EEG: Your new release, The Terran Gambit is really hot right now: top 10 in three different sci-fi categories in Amazon Kindle books! Congratulations! How does that feel? And what are your plans for this new series?
EW: Actually, 4 different categories! And for a few days it was 5! Honestly, it feels a little surreal. The day I hit #507 in the whole Amazon store was just a little unreal, especially when I looked up the author rankings in SciFi. There I was, tucked right in between Isaac Asimov and Frank Herbert. Seriously? This is a joke, right? Obviously, that bump didn't last, but lots of people are still buying this book, for which I'm extremely grateful.
The series will have 10 books, and if the fans clamor for more, there might be spinoffs. I also give all my mailing list subscribers free access to all the short stories I write in this universe, and I'll be adding to that collection over the coming year. Book 2 comes out in mid-May.
EEG: Why do you write?
EW: Honestly? I needed a hobby. Don't get me wrong, I've always had the little voice in the back of my head that said I should write novels, and I've even started a couple over the years. But after a particularly long video game binge two and half years ago (curse you, Skyrim!), I sat down and realized I was wasting my life. I mean, I really, really like videogames, and I'll probably always play them, but in that moment I added up all the time I'd spent in the previous 6 months, and it was.... embarrassing. So for my new years resolution, I decided I wanted to do something "big". I didn't know what "big" meant at the time, but it had to be life changing. A huge accomplishment. I wrote down a list of ideas, and writing a novel came out on top. So for 3 weeks I did nothing but write, the result of which was my first novel that I published, The Rohvim, Book 1: Metal and Flesh. After several months of editing, and a re-write of the first 30%, it actually came out to be a pretty good book.

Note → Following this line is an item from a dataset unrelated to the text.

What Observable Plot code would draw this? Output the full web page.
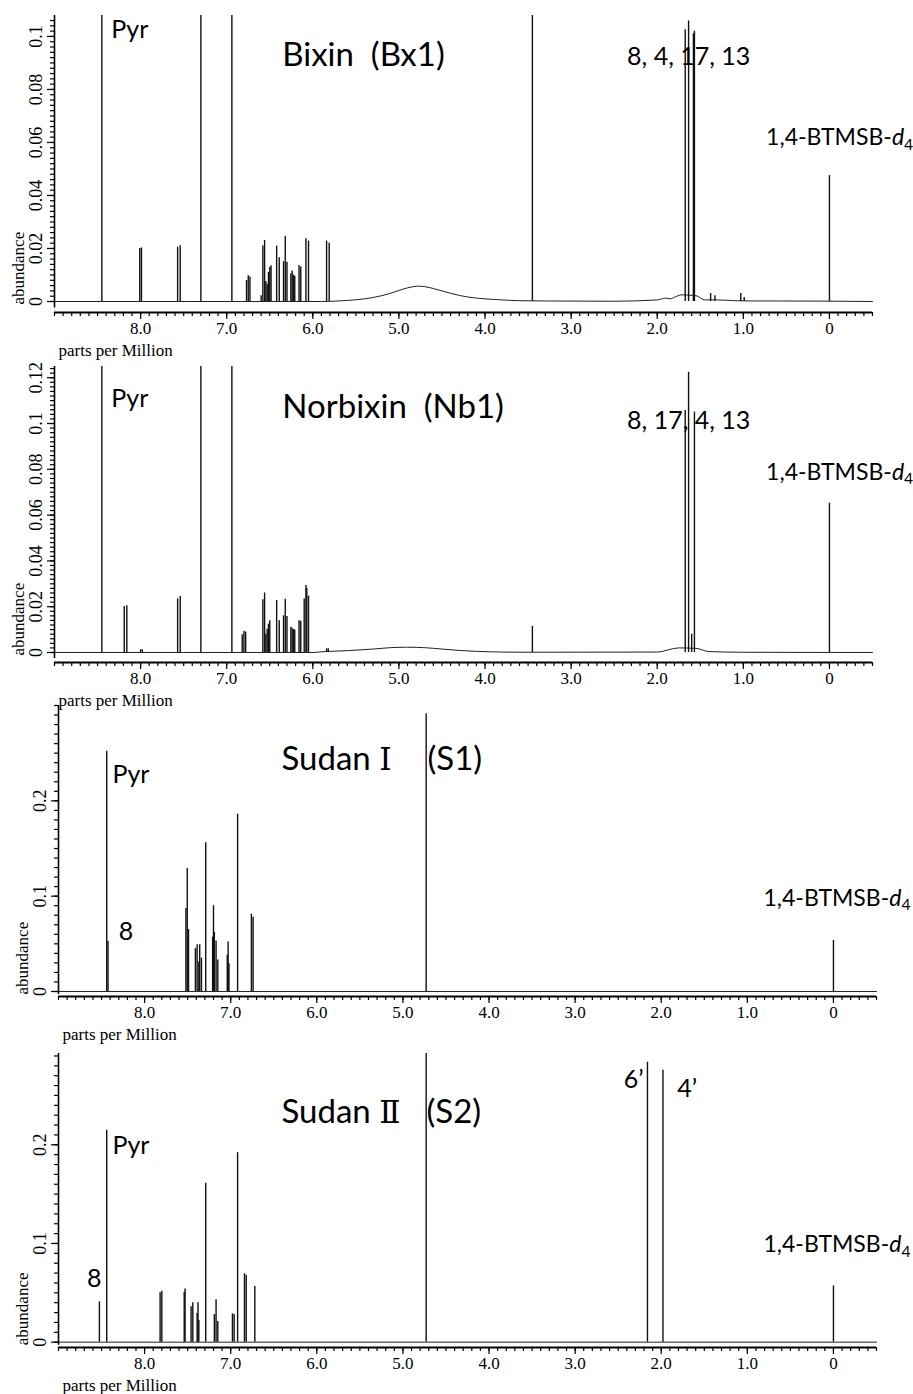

Needless to say, after writing a novel in 3 weeks, I caught the bug. Bad. I followed up with a sequel, and that Rohvim series will probably end up with at least 2 trilogies. But my first love is Space Opera, and I made the switch to that in November last year for NanoWriMo. The Terran Gambit was the result.
EEG: Hehe, I completely understand. I need a hobby, too. One, that is. ;-)
Ok, I have to ask. What's up with tomatoes? :-)
EW: I love tomatoes. Don't judge me! But seriously, I really like tomatoes. One year living in Los Alamos, I grew 127 plants. No joke. Last year I only grew like 37, but here in Alabama, 37 tomato plants is equivalent to 7,400 plants in the high desert of NM. We had to start giving them away. It was glorious.
I love experimenting with all the thousands of varieties available. When the seed catalogue arrives in December, I go through that thing like other men go through a playboy. I hold it up sideways and just stare at it, paging through slowly and ogling all the beautiful reds and oranges and yellows and purples. My dream is to retire to a tomato farm and be a hermit writer/tomato grower. Kind of like how Captain Picard retires to his vineyards after captaining the Enterprise. Only with fewer starships and phasers.
EEG: Haha, that would be fun! Thank you, Endi, for being with us today!